#### [Required task]
Copy all the entries word for word, but omit the pictures.

#### [Material for the task]
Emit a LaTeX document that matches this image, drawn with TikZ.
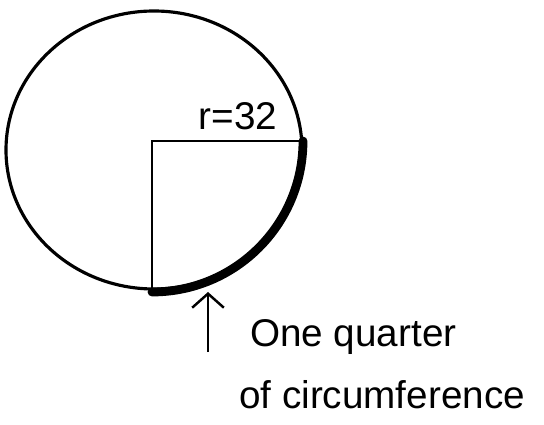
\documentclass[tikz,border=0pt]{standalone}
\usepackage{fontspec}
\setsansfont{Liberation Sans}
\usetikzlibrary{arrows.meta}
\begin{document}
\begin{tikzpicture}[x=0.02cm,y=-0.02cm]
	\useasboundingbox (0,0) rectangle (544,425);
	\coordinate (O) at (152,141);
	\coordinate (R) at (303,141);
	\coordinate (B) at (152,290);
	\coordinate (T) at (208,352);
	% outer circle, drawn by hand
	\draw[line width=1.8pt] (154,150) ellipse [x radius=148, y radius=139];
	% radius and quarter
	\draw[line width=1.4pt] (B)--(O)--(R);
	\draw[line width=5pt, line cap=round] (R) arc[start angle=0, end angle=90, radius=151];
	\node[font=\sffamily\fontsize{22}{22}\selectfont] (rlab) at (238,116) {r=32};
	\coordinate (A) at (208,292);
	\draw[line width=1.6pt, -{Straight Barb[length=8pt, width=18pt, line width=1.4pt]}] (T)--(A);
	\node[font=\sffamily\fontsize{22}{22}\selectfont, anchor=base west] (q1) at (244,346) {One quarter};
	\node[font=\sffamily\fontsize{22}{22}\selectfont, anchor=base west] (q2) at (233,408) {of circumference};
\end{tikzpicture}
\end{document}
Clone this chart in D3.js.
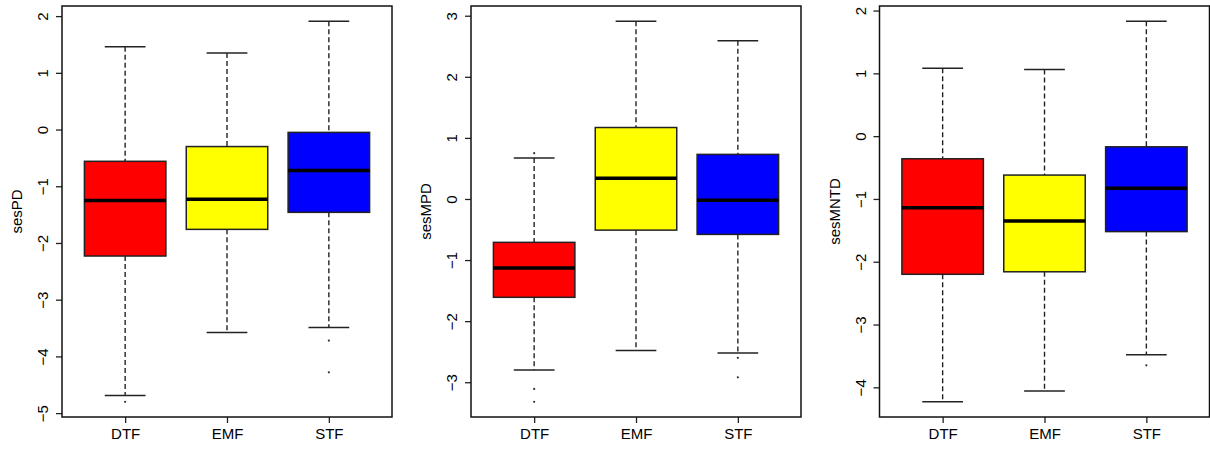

#### [Exercise solution]
Emit a LaTeX document that matches this image, drawn with TikZ.
\documentclass[tikz,border=0pt]{standalone}
\usepackage{fontspec}
\setsansfont{Liberation Sans}
\usetikzlibrary{arrows.meta}
\begin{document}
\begin{tikzpicture}[x=0.02cm,y=-0.02cm]
	\useasboundingbox (0,0) rectangle (544,425);
	\coordinate (O) at (152,141);
	\coordinate (R) at (303,141);
	\coordinate (B) at (152,290);
	\coordinate (T) at (208,352);
	% outer circle, drawn by hand
	\draw[line width=1.8pt] (154,150) ellipse [x radius=148, y radius=139];
	% radius and quarter
	\draw[line width=1.4pt] (B)--(O)--(R);
	\draw[line width=5pt, line cap=round] (R) arc[start angle=0, end angle=90, radius=151];
	\node[font=\sffamily\fontsize{22}{22}\selectfont] (rlab) at (238,116) {r=32};
	\coordinate (A) at (208,292);
	\draw[line width=1.6pt, -{Straight Barb[length=8pt, width=18pt, line width=1.4pt]}] (T)--(A);
	\node[font=\sffamily\fontsize{22}{22}\selectfont, anchor=base west] (q1) at (244,346) {One quarter};
	\node[font=\sffamily\fontsize{22}{22}\selectfont, anchor=base west] (q2) at (233,408) {of circumference};
\end{tikzpicture}
\end{document}
Clone this chart in D3.js.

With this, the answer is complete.